- **PROBLEM TO WORK ON**:
Do not include the pictures; repeat the rest of the data exactly.

+++

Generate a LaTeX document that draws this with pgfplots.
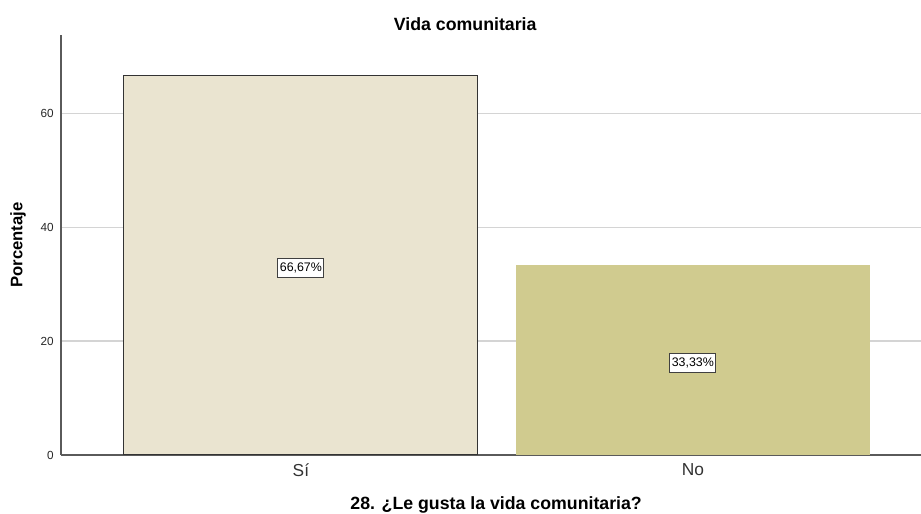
\documentclass[border=0pt]{standalone}
\usepackage{fontspec}
\setmainfont{Liberation Sans}
\usepackage{pgfplots}
\pgfplotsset{compat=1.18}
\usetikzlibrary{calc}
\definecolor{sifill}{HTML}{EAE4D0}
\definecolor{nofill}{HTML}{D0CB8F}
\definecolor{gridc}{HTML}{D4D4D4}
\definecolor{axisgray}{HTML}{5A5A5A}
\begin{document}
\begin{tikzpicture}
\begin{axis}[
 name=ax,
 scale only axis, width=645pt, height=315pt,
 xmin=-0.612, xmax=1.582, ymin=0, ymax=73.7,
 axis x line=bottom, axis y line=left,
 axis line style={-, draw=axisgray, line width=0.8pt},
 xtick={0,1}, xticklabels={Sí,No}, ytick={0,20,40,60},
 major tick length=0pt,
 ymajorgrids, grid style={draw=gridc, line width=0.8pt},
 /pgf/number format/assume math mode=true,
 yticklabel style={font=\fontsize{8.8}{10}\selectfont, text=black!85, xshift=-2pt},
 xticklabel style={font=\fontsize{13}{15}\selectfont, text=black!80, yshift=-3pt},
 title={Vida comunitaria},
 title style={font=\bfseries\fontsize{13.3}{15}\selectfont, at={(axis description cs:0.47,1.007)}, anchor=center},
 xlabel={28. ¿Le gusta la vida comunitaria?},
 xlabel style={font=\bfseries\fontsize{13.3}{15}\selectfont, at={(axis description cs:0.506,-0.12)}, anchor=center},
 ylabel={Porcentaje},
 ylabel style={font=\bfseries\fontsize{12.5}{15}\selectfont, at={(axis description cs:-0.05,0.5)}, anchor=center, rotate=0},
 nodes near coords={\pgfmathprintnumber[fixed,fixed zerofill,precision=2,use comma]{\pgfplotspointmeta}\%},
 visualization depends on={0.5*rawy \as \halfy},
 every node near coord/.append style={anchor=center, shift={(axis direction cs:0,-\halfy)}, yshift=-2.2pt, draw=black!75, fill=white, line width=0.7pt, inner xsep=1.5pt, inner ysep=3.5pt, font=\fontsize{9.3}{10}\selectfont, text=black},
]
\addplot[ybar, bar width=0.903, bar shift=0pt, fill=sifill, draw=black!80, line width=0.8pt] coordinates {(0,66.67)};
\addplot[ybar, bar width=0.903, bar shift=0pt, fill=nofill, draw=none] coordinates {(1,33.33)};
\end{axis}
\pgfresetboundingbox
\path[use as bounding box] ($(ax.south west)+(-45.75pt,-44.25pt)$) rectangle ($(ax.north east)+(0pt,26.25pt)$);
\end{tikzpicture}
\end{document}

+++

- **RESULT FOR THIS TASK**:
Generate a LaTeX document that draws this with pgfplots.
\documentclass[border=0pt]{standalone}
\usepackage{fontspec}
\setmainfont{Liberation Sans}
\usepackage{pgfplots}
\pgfplotsset{compat=1.18}
\usetikzlibrary{calc}
\definecolor{sifill}{HTML}{EAE4D0}
\definecolor{nofill}{HTML}{D0CB8F}
\definecolor{gridc}{HTML}{D4D4D4}
\definecolor{axisgray}{HTML}{5A5A5A}
\begin{document}
\begin{tikzpicture}
\begin{axis}[
 name=ax,
 scale only axis, width=645pt, height=315pt,
 xmin=-0.612, xmax=1.582, ymin=0, ymax=73.7,
 axis x line=bottom, axis y line=left,
 axis line style={-, draw=axisgray, line width=0.8pt},
 xtick={0,1}, xticklabels={Sí,No}, ytick={0,20,40,60},
 major tick length=0pt,
 ymajorgrids, grid style={draw=gridc, line width=0.8pt},
 /pgf/number format/assume math mode=true,
 yticklabel style={font=\fontsize{8.8}{10}\selectfont, text=black!85, xshift=-2pt},
 xticklabel style={font=\fontsize{13}{15}\selectfont, text=black!80, yshift=-3pt},
 title={Vida comunitaria},
 title style={font=\bfseries\fontsize{13.3}{15}\selectfont, at={(axis description cs:0.47,1.007)}, anchor=center},
 xlabel={28. ¿Le gusta la vida comunitaria?},
 xlabel style={font=\bfseries\fontsize{13.3}{15}\selectfont, at={(axis description cs:0.506,-0.12)}, anchor=center},
 ylabel={Porcentaje},
 ylabel style={font=\bfseries\fontsize{12.5}{15}\selectfont, at={(axis description cs:-0.05,0.5)}, anchor=center, rotate=0},
 nodes near coords={\pgfmathprintnumber[fixed,fixed zerofill,precision=2,use comma]{\pgfplotspointmeta}\%},
 visualization depends on={0.5*rawy \as \halfy},
 every node near coord/.append style={anchor=center, shift={(axis direction cs:0,-\halfy)}, yshift=-2.2pt, draw=black!75, fill=white, line width=0.7pt, inner xsep=1.5pt, inner ysep=3.5pt, font=\fontsize{9.3}{10}\selectfont, text=black},
]
\addplot[ybar, bar width=0.903, bar shift=0pt, fill=sifill, draw=black!80, line width=0.8pt] coordinates {(0,66.67)};
\addplot[ybar, bar width=0.903, bar shift=0pt, fill=nofill, draw=none] coordinates {(1,33.33)};
\end{axis}
\pgfresetboundingbox
\path[use as bounding box] ($(ax.south west)+(-45.75pt,-44.25pt)$) rectangle ($(ax.north east)+(0pt,26.25pt)$);
\end{tikzpicture}
\end{document}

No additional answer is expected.